-- start DATASET EXTRACT --

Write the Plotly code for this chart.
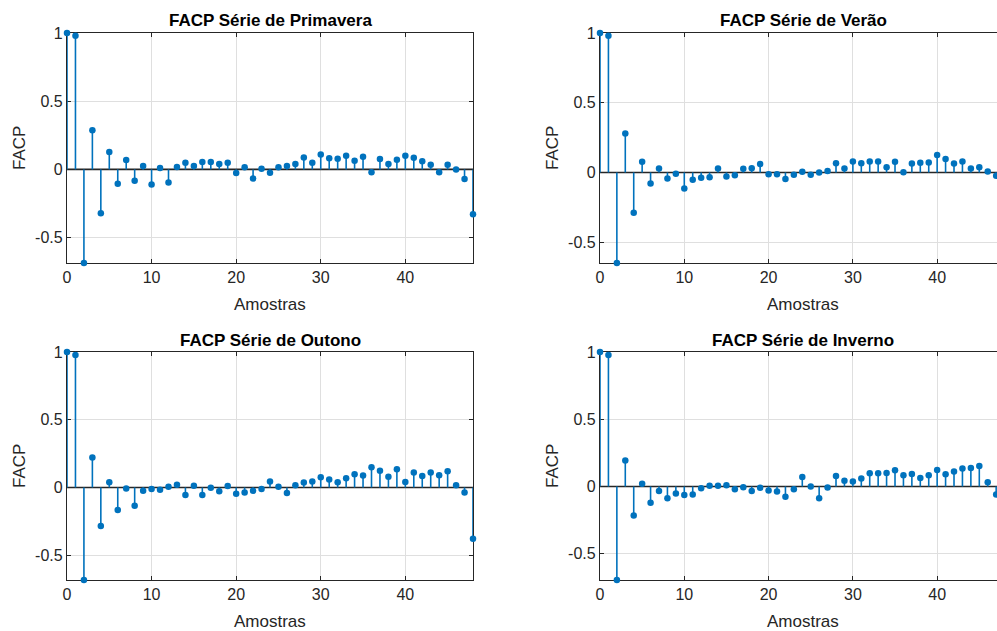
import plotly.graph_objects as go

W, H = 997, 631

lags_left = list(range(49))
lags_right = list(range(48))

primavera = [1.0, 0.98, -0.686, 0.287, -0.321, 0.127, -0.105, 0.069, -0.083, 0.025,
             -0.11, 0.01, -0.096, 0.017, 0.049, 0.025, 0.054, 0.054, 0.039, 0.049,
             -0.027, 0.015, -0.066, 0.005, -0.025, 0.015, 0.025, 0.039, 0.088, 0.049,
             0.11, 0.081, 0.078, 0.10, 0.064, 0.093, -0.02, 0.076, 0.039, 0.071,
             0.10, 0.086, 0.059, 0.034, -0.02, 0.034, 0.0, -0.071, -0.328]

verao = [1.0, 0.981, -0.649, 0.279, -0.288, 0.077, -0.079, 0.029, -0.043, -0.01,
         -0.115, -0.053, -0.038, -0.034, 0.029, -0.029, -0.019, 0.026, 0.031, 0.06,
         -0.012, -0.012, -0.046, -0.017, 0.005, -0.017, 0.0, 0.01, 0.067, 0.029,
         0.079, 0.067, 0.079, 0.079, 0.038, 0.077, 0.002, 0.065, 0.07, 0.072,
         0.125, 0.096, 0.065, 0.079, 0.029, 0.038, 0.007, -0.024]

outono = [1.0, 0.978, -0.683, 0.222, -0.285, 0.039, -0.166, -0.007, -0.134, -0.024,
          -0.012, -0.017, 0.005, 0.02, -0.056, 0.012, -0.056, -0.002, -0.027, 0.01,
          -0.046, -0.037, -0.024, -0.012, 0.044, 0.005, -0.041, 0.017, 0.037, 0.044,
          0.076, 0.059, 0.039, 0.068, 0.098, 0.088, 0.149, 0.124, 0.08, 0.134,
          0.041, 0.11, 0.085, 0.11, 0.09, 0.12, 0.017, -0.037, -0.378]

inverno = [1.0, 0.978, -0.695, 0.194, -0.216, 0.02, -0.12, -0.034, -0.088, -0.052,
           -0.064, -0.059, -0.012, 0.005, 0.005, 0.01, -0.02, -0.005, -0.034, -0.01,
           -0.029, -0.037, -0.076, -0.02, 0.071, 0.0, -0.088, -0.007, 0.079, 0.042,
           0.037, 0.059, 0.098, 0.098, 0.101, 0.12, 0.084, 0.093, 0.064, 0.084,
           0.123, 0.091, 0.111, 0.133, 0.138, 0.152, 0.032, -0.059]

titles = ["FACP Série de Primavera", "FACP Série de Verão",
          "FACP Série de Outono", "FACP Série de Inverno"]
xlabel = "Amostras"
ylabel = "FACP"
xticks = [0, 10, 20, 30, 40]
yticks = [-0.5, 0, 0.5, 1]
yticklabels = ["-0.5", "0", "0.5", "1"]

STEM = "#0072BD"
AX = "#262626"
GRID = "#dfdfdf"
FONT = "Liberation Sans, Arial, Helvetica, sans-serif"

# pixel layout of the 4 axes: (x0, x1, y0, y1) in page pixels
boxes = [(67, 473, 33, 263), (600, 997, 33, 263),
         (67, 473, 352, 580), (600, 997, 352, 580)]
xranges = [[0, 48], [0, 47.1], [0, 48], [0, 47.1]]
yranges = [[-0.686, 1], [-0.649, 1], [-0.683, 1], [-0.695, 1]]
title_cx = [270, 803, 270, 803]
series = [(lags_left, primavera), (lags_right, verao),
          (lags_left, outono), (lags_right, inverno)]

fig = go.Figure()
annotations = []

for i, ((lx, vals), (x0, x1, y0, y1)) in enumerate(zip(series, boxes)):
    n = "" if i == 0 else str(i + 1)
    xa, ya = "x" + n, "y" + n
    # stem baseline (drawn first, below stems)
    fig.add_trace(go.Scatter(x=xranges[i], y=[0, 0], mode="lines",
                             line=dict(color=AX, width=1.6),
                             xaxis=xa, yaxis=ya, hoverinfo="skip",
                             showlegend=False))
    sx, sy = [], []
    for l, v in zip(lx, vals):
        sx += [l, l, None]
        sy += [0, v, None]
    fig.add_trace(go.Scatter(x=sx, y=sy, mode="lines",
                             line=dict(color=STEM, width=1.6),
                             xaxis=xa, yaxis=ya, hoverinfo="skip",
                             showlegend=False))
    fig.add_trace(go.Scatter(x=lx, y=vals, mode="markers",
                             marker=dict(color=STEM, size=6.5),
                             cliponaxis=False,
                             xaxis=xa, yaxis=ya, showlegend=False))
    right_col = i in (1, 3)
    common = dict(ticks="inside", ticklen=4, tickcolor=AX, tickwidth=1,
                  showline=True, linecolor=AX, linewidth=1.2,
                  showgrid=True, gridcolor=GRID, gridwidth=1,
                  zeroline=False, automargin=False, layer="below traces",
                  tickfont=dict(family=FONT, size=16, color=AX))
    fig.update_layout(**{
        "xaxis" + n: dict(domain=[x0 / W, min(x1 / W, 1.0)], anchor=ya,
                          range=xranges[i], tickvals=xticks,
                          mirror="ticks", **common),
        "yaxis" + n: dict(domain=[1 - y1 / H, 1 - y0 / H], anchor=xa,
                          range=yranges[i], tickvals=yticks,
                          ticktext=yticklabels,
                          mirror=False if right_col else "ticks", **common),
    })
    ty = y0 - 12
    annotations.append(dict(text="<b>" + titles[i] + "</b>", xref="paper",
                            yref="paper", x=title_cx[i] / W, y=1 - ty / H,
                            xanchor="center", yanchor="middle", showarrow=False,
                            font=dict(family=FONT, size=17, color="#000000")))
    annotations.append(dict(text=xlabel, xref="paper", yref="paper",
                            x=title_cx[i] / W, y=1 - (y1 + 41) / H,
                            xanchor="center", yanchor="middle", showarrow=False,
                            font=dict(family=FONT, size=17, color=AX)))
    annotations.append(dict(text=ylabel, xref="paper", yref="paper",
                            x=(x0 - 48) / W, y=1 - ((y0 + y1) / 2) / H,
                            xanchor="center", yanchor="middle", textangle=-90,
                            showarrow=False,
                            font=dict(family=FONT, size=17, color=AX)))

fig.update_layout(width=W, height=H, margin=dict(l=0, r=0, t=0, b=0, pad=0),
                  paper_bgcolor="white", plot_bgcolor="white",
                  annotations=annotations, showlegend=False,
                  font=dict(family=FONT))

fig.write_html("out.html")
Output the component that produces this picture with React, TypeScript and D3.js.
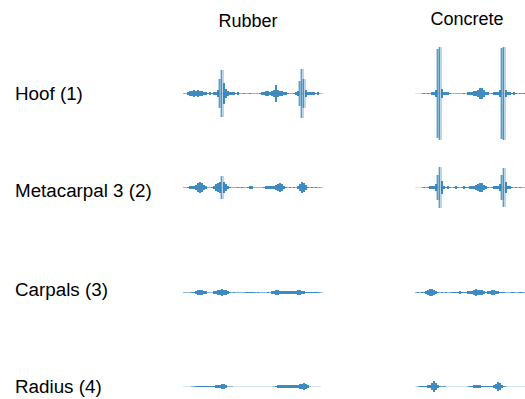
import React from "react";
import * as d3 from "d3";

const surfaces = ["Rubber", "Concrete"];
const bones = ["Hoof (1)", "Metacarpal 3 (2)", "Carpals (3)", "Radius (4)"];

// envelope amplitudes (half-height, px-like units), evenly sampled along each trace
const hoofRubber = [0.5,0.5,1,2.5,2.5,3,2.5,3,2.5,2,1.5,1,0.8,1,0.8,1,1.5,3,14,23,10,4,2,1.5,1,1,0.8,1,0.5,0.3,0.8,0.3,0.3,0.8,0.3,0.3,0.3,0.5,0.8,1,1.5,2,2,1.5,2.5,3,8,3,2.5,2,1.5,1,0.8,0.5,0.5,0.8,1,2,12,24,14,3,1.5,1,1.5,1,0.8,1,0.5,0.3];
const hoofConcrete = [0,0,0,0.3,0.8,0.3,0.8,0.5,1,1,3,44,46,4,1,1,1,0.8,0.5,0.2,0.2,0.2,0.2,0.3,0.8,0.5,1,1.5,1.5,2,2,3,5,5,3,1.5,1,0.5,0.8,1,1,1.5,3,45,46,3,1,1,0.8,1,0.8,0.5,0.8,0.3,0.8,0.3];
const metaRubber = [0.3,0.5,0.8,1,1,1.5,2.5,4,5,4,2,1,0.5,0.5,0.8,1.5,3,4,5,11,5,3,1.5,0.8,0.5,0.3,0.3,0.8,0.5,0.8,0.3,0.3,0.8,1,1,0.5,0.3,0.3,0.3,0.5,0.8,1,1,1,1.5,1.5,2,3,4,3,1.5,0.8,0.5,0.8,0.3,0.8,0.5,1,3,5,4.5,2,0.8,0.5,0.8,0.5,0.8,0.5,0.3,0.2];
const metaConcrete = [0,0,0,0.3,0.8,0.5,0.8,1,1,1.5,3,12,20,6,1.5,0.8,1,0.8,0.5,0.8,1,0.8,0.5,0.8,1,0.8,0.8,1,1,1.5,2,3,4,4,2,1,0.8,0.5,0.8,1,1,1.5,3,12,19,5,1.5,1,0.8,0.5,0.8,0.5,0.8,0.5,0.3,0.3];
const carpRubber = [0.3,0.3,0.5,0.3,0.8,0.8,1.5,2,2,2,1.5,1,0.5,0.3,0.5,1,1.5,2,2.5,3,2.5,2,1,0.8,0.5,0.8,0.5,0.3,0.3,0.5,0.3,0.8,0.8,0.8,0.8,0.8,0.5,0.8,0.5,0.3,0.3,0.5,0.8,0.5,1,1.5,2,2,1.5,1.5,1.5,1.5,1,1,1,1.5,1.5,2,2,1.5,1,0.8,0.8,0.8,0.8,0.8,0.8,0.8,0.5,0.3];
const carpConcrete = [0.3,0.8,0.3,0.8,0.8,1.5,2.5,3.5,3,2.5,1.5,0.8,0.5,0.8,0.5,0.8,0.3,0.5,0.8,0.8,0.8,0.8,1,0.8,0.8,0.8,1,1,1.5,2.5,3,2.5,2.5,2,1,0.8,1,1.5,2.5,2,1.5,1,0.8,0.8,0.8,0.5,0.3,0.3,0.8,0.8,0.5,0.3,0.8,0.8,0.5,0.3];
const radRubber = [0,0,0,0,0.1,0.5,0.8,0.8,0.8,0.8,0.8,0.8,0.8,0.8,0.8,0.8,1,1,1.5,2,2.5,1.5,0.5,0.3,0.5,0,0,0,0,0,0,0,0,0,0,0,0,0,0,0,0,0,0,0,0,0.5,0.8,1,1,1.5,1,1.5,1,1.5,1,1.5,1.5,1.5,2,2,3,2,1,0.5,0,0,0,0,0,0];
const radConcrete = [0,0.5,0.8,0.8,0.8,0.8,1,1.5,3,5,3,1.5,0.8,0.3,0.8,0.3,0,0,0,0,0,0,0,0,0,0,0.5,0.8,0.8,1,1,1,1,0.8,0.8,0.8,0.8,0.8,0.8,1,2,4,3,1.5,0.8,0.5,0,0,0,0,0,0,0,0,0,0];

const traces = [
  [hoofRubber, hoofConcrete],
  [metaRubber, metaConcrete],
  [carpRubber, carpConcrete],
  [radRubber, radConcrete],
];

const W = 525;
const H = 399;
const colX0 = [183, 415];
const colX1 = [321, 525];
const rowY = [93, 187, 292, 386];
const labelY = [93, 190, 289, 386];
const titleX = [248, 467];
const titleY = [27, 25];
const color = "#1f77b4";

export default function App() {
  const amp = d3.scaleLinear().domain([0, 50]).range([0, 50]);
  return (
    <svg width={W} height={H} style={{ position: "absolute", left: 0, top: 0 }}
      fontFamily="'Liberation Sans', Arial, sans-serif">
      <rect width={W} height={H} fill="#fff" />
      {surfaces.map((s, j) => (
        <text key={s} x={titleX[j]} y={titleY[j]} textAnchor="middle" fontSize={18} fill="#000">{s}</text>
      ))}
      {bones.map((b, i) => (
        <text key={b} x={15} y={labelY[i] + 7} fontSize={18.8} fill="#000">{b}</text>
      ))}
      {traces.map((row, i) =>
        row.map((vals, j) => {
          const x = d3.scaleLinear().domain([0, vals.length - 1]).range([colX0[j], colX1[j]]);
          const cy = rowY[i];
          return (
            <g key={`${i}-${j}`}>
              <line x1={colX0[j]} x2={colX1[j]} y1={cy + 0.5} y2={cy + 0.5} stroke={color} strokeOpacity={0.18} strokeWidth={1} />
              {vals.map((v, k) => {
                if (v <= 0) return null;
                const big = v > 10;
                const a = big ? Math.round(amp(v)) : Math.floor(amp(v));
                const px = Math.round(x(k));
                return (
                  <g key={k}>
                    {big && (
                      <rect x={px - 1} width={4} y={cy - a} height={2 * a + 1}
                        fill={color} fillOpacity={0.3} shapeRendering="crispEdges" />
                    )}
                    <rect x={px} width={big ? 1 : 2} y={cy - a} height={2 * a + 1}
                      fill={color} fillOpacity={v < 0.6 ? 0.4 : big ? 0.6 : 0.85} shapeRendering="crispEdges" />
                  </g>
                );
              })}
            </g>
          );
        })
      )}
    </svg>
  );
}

-- end DATASET EXTRACT --

- **GIVEN PROBLEM**: Repeat the listing above up to and including the line with "0.10, 0.086, 0.059, 0.034, -0.02, 0.034, 0.0, -0.071, -0.328]", starting from its first line. Drop any pictures.

- **RIGHT ANSWER**:
Write the Plotly code for this chart.
import plotly.graph_objects as go

W, H = 997, 631

lags_left = list(range(49))
lags_right = list(range(48))

primavera = [1.0, 0.98, -0.686, 0.287, -0.321, 0.127, -0.105, 0.069, -0.083, 0.025,
             -0.11, 0.01, -0.096, 0.017, 0.049, 0.025, 0.054, 0.054, 0.039, 0.049,
             -0.027, 0.015, -0.066, 0.005, -0.025, 0.015, 0.025, 0.039, 0.088, 0.049,
             0.11, 0.081, 0.078, 0.10, 0.064, 0.093, -0.02, 0.076, 0.039, 0.071,
             0.10, 0.086, 0.059, 0.034, -0.02, 0.034, 0.0, -0.071, -0.328]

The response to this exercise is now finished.